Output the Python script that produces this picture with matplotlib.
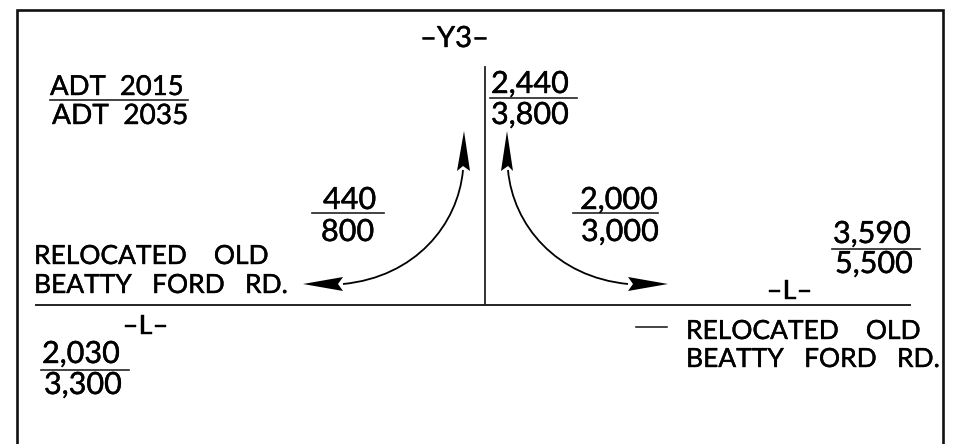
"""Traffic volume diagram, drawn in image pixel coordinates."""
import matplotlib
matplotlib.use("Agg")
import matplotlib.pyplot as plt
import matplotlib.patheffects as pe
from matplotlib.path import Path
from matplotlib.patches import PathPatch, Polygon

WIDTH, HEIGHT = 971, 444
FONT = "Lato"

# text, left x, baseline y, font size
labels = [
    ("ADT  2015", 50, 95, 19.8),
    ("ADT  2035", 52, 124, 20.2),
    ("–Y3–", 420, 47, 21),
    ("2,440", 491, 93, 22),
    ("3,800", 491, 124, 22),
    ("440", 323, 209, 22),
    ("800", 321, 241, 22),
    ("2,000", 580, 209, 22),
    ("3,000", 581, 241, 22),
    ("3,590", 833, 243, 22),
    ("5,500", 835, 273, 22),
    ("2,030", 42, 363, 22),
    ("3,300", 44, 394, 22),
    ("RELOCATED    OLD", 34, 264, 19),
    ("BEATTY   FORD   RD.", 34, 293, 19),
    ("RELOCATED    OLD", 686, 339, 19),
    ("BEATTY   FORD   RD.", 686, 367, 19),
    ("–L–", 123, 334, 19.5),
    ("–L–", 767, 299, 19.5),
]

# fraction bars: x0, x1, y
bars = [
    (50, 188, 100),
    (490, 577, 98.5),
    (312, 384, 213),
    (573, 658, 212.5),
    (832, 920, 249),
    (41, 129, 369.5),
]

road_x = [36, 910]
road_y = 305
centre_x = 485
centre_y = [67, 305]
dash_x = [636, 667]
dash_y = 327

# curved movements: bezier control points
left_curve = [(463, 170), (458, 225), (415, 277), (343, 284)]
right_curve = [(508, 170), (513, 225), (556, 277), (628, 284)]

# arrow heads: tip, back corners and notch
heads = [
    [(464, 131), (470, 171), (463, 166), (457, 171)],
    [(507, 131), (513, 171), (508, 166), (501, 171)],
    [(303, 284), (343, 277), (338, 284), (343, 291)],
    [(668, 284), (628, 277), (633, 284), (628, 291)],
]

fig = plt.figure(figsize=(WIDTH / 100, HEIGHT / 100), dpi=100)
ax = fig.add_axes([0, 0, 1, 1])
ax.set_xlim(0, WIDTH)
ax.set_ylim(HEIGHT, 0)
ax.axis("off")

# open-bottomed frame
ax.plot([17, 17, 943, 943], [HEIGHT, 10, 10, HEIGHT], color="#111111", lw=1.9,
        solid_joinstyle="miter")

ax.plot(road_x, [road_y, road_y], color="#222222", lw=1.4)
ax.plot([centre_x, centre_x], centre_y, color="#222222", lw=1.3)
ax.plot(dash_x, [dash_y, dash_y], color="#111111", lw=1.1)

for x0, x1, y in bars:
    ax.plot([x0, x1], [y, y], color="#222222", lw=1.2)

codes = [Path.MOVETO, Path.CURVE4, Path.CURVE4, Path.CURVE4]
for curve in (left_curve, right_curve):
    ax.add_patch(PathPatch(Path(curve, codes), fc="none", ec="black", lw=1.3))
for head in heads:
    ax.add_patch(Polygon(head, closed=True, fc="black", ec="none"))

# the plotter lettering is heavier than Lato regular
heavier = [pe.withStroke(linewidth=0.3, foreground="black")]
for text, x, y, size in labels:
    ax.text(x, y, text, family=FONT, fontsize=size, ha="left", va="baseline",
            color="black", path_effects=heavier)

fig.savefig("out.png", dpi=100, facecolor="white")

• • • • •

# [WHAT TO DO]
All the lines above are to be given again exactly as they read, with the pictures removed.

# [EXERCISE RESPONSE]
Output the Python script that produces this picture with matplotlib.
"""Traffic volume diagram, drawn in image pixel coordinates."""
import matplotlib
matplotlib.use("Agg")
import matplotlib.pyplot as plt
import matplotlib.patheffects as pe
from matplotlib.path import Path
from matplotlib.patches import PathPatch, Polygon

WIDTH, HEIGHT = 971, 444
FONT = "Lato"

# text, left x, baseline y, font size
labels = [
    ("ADT  2015", 50, 95, 19.8),
    ("ADT  2035", 52, 124, 20.2),
    ("–Y3–", 420, 47, 21),
    ("2,440", 491, 93, 22),
    ("3,800", 491, 124, 22),
    ("440", 323, 209, 22),
    ("800", 321, 241, 22),
    ("2,000", 580, 209, 22),
    ("3,000", 581, 241, 22),
    ("3,590", 833, 243, 22),
    ("5,500", 835, 273, 22),
    ("2,030", 42, 363, 22),
    ("3,300", 44, 394, 22),
    ("RELOCATED    OLD", 34, 264, 19),
    ("BEATTY   FORD   RD.", 34, 293, 19),
    ("RELOCATED    OLD", 686, 339, 19),
    ("BEATTY   FORD   RD.", 686, 367, 19),
    ("–L–", 123, 334, 19.5),
    ("–L–", 767, 299, 19.5),
]

# fraction bars: x0, x1, y
bars = [
    (50, 188, 100),
    (490, 577, 98.5),
    (312, 384, 213),
    (573, 658, 212.5),
    (832, 920, 249),
    (41, 129, 369.5),
]

road_x = [36, 910]
road_y = 305
centre_x = 485
centre_y = [67, 305]
dash_x = [636, 667]
dash_y = 327

# curved movements: bezier control points
left_curve = [(463, 170), (458, 225), (415, 277), (343, 284)]
right_curve = [(508, 170), (513, 225), (556, 277), (628, 284)]

# arrow heads: tip, back corners and notch
heads = [
    [(464, 131), (470, 171), (463, 166), (457, 171)],
    [(507, 131), (513, 171), (508, 166), (501, 171)],
    [(303, 284), (343, 277), (338, 284), (343, 291)],
    [(668, 284), (628, 277), (633, 284), (628, 291)],
]

fig = plt.figure(figsize=(WIDTH / 100, HEIGHT / 100), dpi=100)
ax = fig.add_axes([0, 0, 1, 1])
ax.set_xlim(0, WIDTH)
ax.set_ylim(HEIGHT, 0)
ax.axis("off")

# open-bottomed frame
ax.plot([17, 17, 943, 943], [HEIGHT, 10, 10, HEIGHT], color="#111111", lw=1.9,
        solid_joinstyle="miter")

ax.plot(road_x, [road_y, road_y], color="#222222", lw=1.4)
ax.plot([centre_x, centre_x], centre_y, color="#222222", lw=1.3)
ax.plot(dash_x, [dash_y, dash_y], color="#111111", lw=1.1)

for x0, x1, y in bars:
    ax.plot([x0, x1], [y, y], color="#222222", lw=1.2)

codes = [Path.MOVETO, Path.CURVE4, Path.CURVE4, Path.CURVE4]
for curve in (left_curve, right_curve):
    ax.add_patch(PathPatch(Path(curve, codes), fc="none", ec="black", lw=1.3))
for head in heads:
    ax.add_patch(Polygon(head, closed=True, fc="black", ec="none"))

# the plotter lettering is heavier than Lato regular
heavier = [pe.withStroke(linewidth=0.3, foreground="black")]
for text, x, y, size in labels:
    ax.text(x, y, text, family=FONT, fontsize=size, ha="left", va="baseline",
            color="black", path_effects=heavier)

fig.savefig("out.png", dpi=100, facecolor="white")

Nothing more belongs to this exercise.